Der Weg zieht sich jetzt über Wiesen oberhalb der Küste entlang. Immer wieder blicken wir auf herrliche Badebuchten herunter. Am liebsten würde ich irgendwo hinunterklettern und in den Fluten herumplanschen. Aber es ist zu steil, und die Jungs machen bestimmt nicht mit. Die wollen weiter, und außerdem ist es viel zu kühl zum Baden. Weit und breit keine Sonne in Sicht. Der Himmel ist bewölkt, und die Berge links neben uns verstecken sich hinter einer dichten Nebelwand. Aber am Horizont über dem Meer wabert ein blauer Streifen, der dem Meer eine spannende Färbung von stahlgrau bis tiefblau und — da, wo das Wasser flach und der Untergrund sandig ist — türkisgrün gibt. Wunderschön! Ich bin begeistert und wieder ganz obenauf.
In La Isla checken wir in einer schnuckeligen Herberge ein. Sie ist in einem geduckten Häuschen untergebracht. Es gibt einen riesigen Schlafsaal mit neun Stockbetten, einen Vorraum mit einer provisorischen Küche, ein paar zusammengewürfelte Tische und Stühle, einen Heizofen und einen Wäscheständer, saubere Duschen und Toiletten für Männer und Frauen getrennt — nur leider kein Klopapier.

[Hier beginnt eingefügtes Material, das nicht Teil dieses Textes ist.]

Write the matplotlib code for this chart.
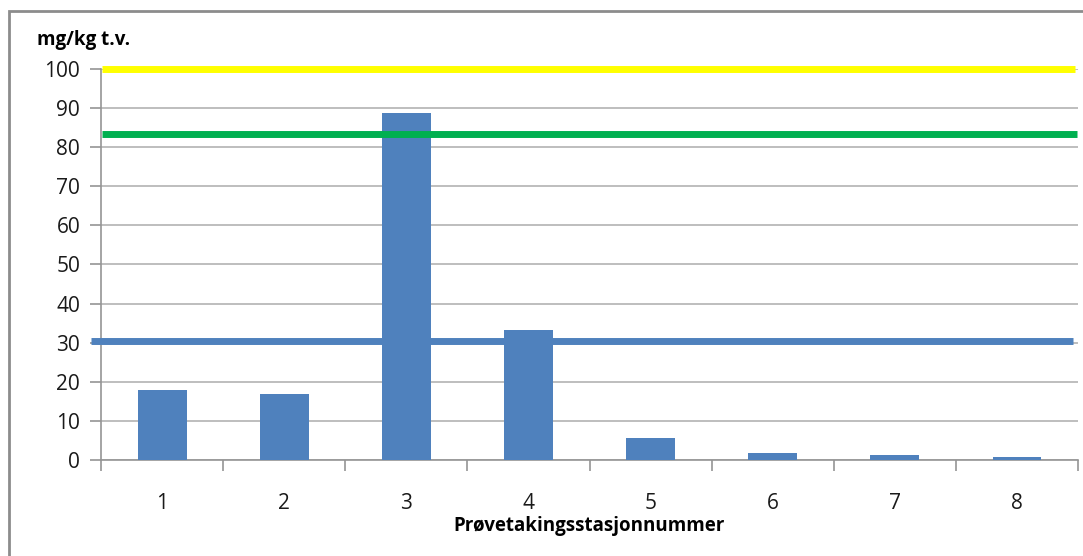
import matplotlib
matplotlib.use("Agg")
import matplotlib.pyplot as plt
from matplotlib.patches import Rectangle
import numpy as np

# data
stasjoner = ["1", "2", "3", "4", "5", "6", "7", "8"]
verdier = [17.8, 16.9, 88.8, 33.2, 5.5, 1.9, 1.3, 0.85]
grense_gul = 100
grense_gronn = 83.3
grense_bla = 30.4

plt.rcParams['font.family'] = ['Open Sans', 'DejaVu Sans']

fig = plt.figure(figsize=(10.83, 5.56), dpi=100)
ax = fig.add_axes([0.0933, 0.1727, 0.9021, 0.7032])

x = np.arange(1, len(stasjoner) + 1)
ax.bar(x, verdier, width=0.4, color="#4F81BD", zorder=3)

ax.axhline(grense_gul, xmin=0.001, xmax=0.997, color="#FFFF00", lw=5, zorder=4,
           clip_on=False, solid_capstyle="butt")
ax.axhline(grense_gronn, xmin=0.001, xmax=0.999, color="#00B050", lw=5, zorder=4,
           clip_on=False, solid_capstyle="butt")
ax.axhline(grense_bla, xmin=-0.01, xmax=0.995, color="#4F81BD", lw=5, zorder=4,
           clip_on=False, solid_capstyle="butt")

ax.set_xlim(0.5, 8.5)
ax.set_ylim(0, 100)
ax.set_yticks(np.arange(0, 101, 10))
ax.set_xticks(x)
ax.set_xticklabels(stasjoner)
ax.set_xticks(np.arange(0.5, 8.6, 1), minor=True)
ax.yaxis.grid(True, color="#B3B3B3", lw=1.2, zorder=0)

for s in ["top", "right"]:
    ax.spines[s].set_visible(False)
for s in ["left", "bottom"]:
    ax.spines[s].set_color("#959595")
    ax.spines[s].set_linewidth(1.2)

ax.tick_params(axis="y", length=8, width=1.2, color="#959595", labelsize=15,
               pad=7, labelcolor="#1a1a1a")
ax.tick_params(axis="x", which="major", length=0, labelsize=15, pad=24,
               labelcolor="#1a1a1a")
ax.tick_params(axis="x", which="minor", length=8, width=1.2, color="#959595")

ax.set_xlabel("Prøvetakingsstasjonnummer", fontsize=13.5, fontweight="bold",
              labelpad=1)
fig.text(0.034, 0.928, "mg/kg t.v.", fontsize=13.5, fontweight="bold",
         ha="left", va="center")

fig.patches.append(Rectangle((0.0085, -0.05), 1.1, 1.03, transform=fig.transFigure,
                             fill=False, edgecolor="#8C8C8C", lw=2))

fig.savefig("out.png", dpi=100)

Macht aber nichts, denn eine Rolle trägt jeder von uns in seinem Rucksack mit sich. Schließlich gibt es in Wald und Wiese und Gebüsch auch kein Papier, und da ist es gut, selbst versorgt zu sein. In der albergue haben sich schon zwei Schiveden häuslich niedergelassen. Sie liegen ausgestreckt auf ihren Betten, lesen und hören Musik aus winzigen Ohrstöpseln. Auch unsere Hamburgerin ist wieder da. Aber die hat sich in ihren Schlafsack verkrochen, Gesicht zur Wand, und ist ganz offensichtlich für den Rest der Menschheit nicht zu sprechen.